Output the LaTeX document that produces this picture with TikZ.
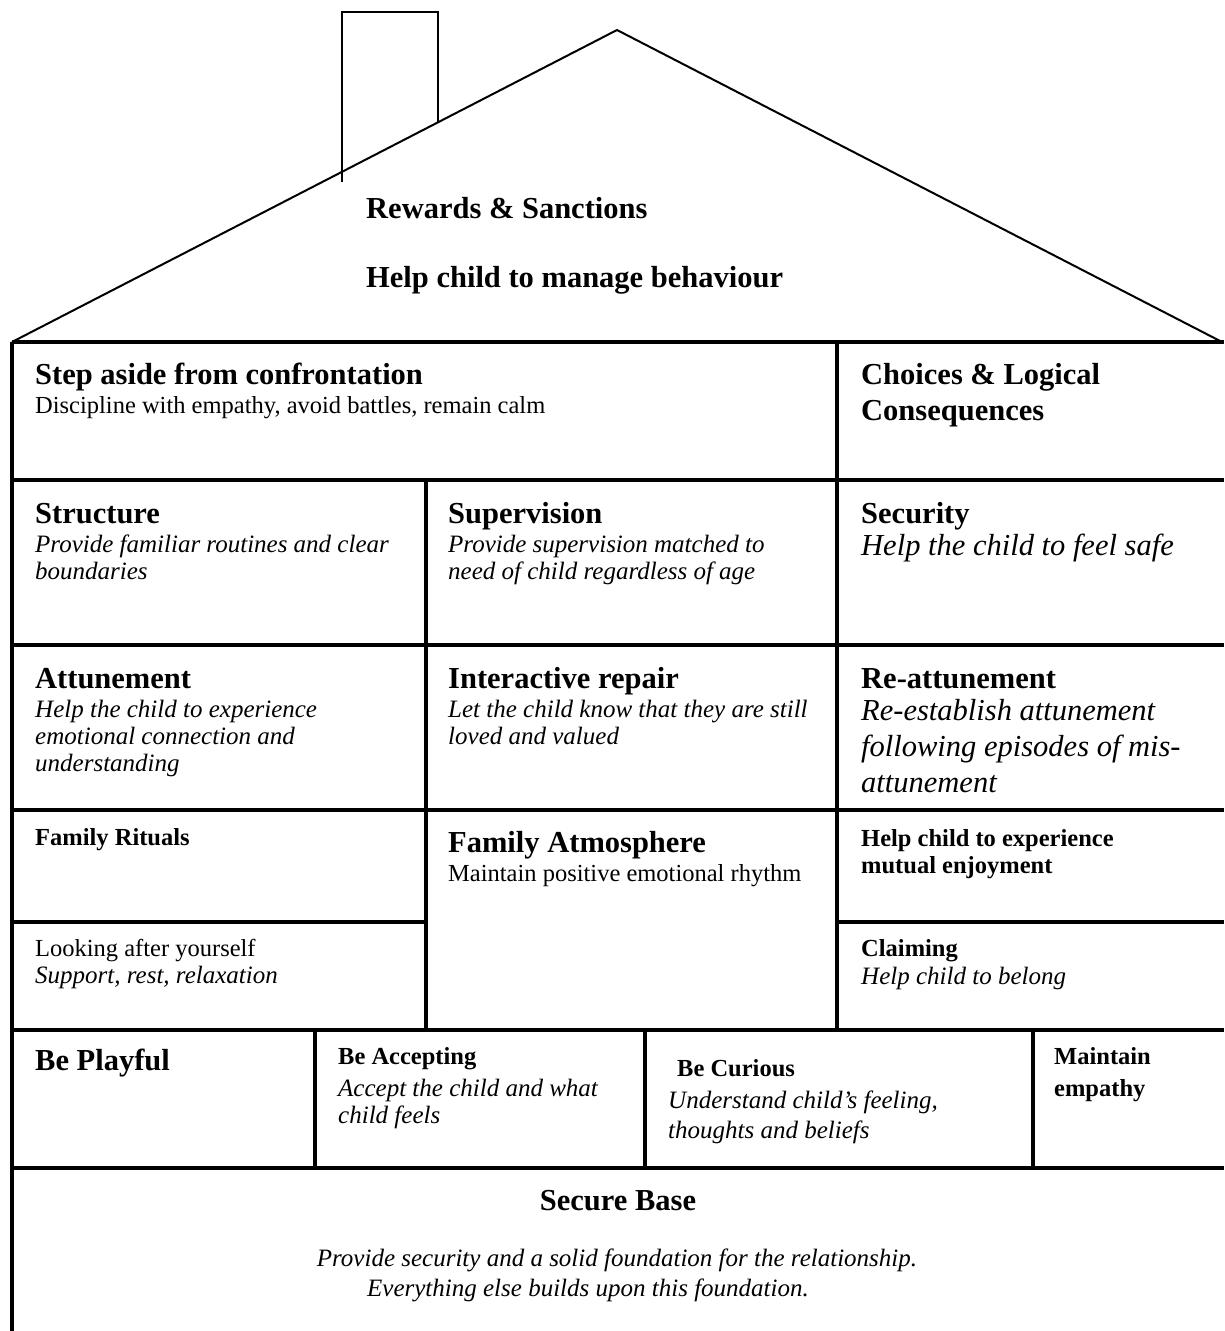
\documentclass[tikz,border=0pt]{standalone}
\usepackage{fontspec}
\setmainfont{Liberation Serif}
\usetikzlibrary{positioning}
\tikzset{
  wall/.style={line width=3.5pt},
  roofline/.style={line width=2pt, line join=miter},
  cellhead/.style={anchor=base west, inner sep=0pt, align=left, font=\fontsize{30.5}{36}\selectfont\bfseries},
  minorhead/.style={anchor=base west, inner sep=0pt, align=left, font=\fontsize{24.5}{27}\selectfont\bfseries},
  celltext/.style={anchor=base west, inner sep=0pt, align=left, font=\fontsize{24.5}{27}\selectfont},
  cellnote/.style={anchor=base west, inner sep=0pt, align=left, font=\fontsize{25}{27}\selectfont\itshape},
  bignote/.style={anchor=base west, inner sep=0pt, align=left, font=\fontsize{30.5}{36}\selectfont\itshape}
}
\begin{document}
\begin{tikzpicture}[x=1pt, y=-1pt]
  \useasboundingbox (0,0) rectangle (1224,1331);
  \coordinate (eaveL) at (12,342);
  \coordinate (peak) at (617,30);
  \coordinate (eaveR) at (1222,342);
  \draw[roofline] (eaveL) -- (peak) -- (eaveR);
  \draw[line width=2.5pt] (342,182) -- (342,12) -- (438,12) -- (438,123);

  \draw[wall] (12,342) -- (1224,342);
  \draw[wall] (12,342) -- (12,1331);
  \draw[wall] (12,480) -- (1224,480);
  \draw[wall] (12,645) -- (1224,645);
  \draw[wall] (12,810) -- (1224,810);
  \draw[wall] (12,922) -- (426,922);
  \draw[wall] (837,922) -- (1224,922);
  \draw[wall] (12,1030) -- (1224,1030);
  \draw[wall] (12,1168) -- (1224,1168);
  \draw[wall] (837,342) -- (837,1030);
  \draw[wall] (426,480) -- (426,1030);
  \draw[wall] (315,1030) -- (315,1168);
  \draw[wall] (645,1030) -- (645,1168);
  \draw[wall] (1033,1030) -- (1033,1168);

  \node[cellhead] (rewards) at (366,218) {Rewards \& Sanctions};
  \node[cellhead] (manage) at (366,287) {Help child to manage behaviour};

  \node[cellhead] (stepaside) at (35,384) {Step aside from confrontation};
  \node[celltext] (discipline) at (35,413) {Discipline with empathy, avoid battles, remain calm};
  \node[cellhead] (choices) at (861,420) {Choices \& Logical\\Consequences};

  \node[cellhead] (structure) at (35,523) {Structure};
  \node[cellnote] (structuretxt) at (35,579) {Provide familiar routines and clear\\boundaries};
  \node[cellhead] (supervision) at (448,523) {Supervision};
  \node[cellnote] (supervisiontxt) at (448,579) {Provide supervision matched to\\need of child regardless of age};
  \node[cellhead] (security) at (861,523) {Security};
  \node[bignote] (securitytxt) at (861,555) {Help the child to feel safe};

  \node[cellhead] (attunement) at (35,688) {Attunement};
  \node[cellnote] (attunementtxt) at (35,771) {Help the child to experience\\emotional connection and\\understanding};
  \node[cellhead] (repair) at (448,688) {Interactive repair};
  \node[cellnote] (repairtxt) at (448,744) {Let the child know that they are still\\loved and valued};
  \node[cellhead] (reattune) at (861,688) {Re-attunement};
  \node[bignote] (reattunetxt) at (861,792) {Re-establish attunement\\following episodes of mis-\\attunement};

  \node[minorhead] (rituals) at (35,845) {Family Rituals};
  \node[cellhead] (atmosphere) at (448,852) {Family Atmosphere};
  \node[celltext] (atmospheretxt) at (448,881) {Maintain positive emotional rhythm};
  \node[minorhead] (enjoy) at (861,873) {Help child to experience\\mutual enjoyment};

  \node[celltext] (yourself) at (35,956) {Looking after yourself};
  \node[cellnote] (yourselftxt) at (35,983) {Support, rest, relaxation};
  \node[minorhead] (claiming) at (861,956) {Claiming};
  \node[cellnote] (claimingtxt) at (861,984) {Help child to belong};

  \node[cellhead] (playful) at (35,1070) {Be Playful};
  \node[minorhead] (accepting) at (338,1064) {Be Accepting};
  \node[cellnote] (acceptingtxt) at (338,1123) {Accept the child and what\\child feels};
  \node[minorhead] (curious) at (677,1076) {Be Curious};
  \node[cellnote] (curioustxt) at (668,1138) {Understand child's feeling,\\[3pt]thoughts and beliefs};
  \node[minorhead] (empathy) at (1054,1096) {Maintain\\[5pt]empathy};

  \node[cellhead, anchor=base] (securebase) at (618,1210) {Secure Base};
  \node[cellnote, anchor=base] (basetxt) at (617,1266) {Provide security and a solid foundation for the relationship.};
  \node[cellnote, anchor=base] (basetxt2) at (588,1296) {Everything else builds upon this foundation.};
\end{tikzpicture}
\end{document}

§ **TASK BRIEF**:
All the lines above are to be reproduced exactly, except the pictures.

§ **FINAL RESULT**:
Output the LaTeX document that produces this picture with TikZ.
\documentclass[tikz,border=0pt]{standalone}
\usepackage{fontspec}
\setmainfont{Liberation Serif}
\usetikzlibrary{positioning}
\tikzset{
  wall/.style={line width=3.5pt},
  roofline/.style={line width=2pt, line join=miter},
  cellhead/.style={anchor=base west, inner sep=0pt, align=left, font=\fontsize{30.5}{36}\selectfont\bfseries},
  minorhead/.style={anchor=base west, inner sep=0pt, align=left, font=\fontsize{24.5}{27}\selectfont\bfseries},
  celltext/.style={anchor=base west, inner sep=0pt, align=left, font=\fontsize{24.5}{27}\selectfont},
  cellnote/.style={anchor=base west, inner sep=0pt, align=left, font=\fontsize{25}{27}\selectfont\itshape},
  bignote/.style={anchor=base west, inner sep=0pt, align=left, font=\fontsize{30.5}{36}\selectfont\itshape}
}
\begin{document}
\begin{tikzpicture}[x=1pt, y=-1pt]
  \useasboundingbox (0,0) rectangle (1224,1331);
  \coordinate (eaveL) at (12,342);
  \coordinate (peak) at (617,30);
  \coordinate (eaveR) at (1222,342);
  \draw[roofline] (eaveL) -- (peak) -- (eaveR);
  \draw[line width=2.5pt] (342,182) -- (342,12) -- (438,12) -- (438,123);

  \draw[wall] (12,342) -- (1224,342);
  \draw[wall] (12,342) -- (12,1331);
  \draw[wall] (12,480) -- (1224,480);
  \draw[wall] (12,645) -- (1224,645);
  \draw[wall] (12,810) -- (1224,810);
  \draw[wall] (12,922) -- (426,922);
  \draw[wall] (837,922) -- (1224,922);
  \draw[wall] (12,1030) -- (1224,1030);
  \draw[wall] (12,1168) -- (1224,1168);
  \draw[wall] (837,342) -- (837,1030);
  \draw[wall] (426,480) -- (426,1030);
  \draw[wall] (315,1030) -- (315,1168);
  \draw[wall] (645,1030) -- (645,1168);
  \draw[wall] (1033,1030) -- (1033,1168);

  \node[cellhead] (rewards) at (366,218) {Rewards \& Sanctions};
  \node[cellhead] (manage) at (366,287) {Help child to manage behaviour};

  \node[cellhead] (stepaside) at (35,384) {Step aside from confrontation};
  \node[celltext] (discipline) at (35,413) {Discipline with empathy, avoid battles, remain calm};
  \node[cellhead] (choices) at (861,420) {Choices \& Logical\\Consequences};

  \node[cellhead] (structure) at (35,523) {Structure};
  \node[cellnote] (structuretxt) at (35,579) {Provide familiar routines and clear\\boundaries};
  \node[cellhead] (supervision) at (448,523) {Supervision};
  \node[cellnote] (supervisiontxt) at (448,579) {Provide supervision matched to\\need of child regardless of age};
  \node[cellhead] (security) at (861,523) {Security};
  \node[bignote] (securitytxt) at (861,555) {Help the child to feel safe};

  \node[cellhead] (attunement) at (35,688) {Attunement};
  \node[cellnote] (attunementtxt) at (35,771) {Help the child to experience\\emotional connection and\\understanding};
  \node[cellhead] (repair) at (448,688) {Interactive repair};
  \node[cellnote] (repairtxt) at (448,744) {Let the child know that they are still\\loved and valued};
  \node[cellhead] (reattune) at (861,688) {Re-attunement};
  \node[bignote] (reattunetxt) at (861,792) {Re-establish attunement\\following episodes of mis-\\attunement};

  \node[minorhead] (rituals) at (35,845) {Family Rituals};
  \node[cellhead] (atmosphere) at (448,852) {Family Atmosphere};
  \node[celltext] (atmospheretxt) at (448,881) {Maintain positive emotional rhythm};
  \node[minorhead] (enjoy) at (861,873) {Help child to experience\\mutual enjoyment};

  \node[celltext] (yourself) at (35,956) {Looking after yourself};
  \node[cellnote] (yourselftxt) at (35,983) {Support, rest, relaxation};
  \node[minorhead] (claiming) at (861,956) {Claiming};
  \node[cellnote] (claimingtxt) at (861,984) {Help child to belong};

  \node[cellhead] (playful) at (35,1070) {Be Playful};
  \node[minorhead] (accepting) at (338,1064) {Be Accepting};
  \node[cellnote] (acceptingtxt) at (338,1123) {Accept the child and what\\child feels};
  \node[minorhead] (curious) at (677,1076) {Be Curious};
  \node[cellnote] (curioustxt) at (668,1138) {Understand child's feeling,\\[3pt]thoughts and beliefs};
  \node[minorhead] (empathy) at (1054,1096) {Maintain\\[5pt]empathy};

  \node[cellhead, anchor=base] (securebase) at (618,1210) {Secure Base};
  \node[cellnote, anchor=base] (basetxt) at (617,1266) {Provide security and a solid foundation for the relationship.};
  \node[cellnote, anchor=base] (basetxt2) at (588,1296) {Everything else builds upon this foundation.};
\end{tikzpicture}
\end{document}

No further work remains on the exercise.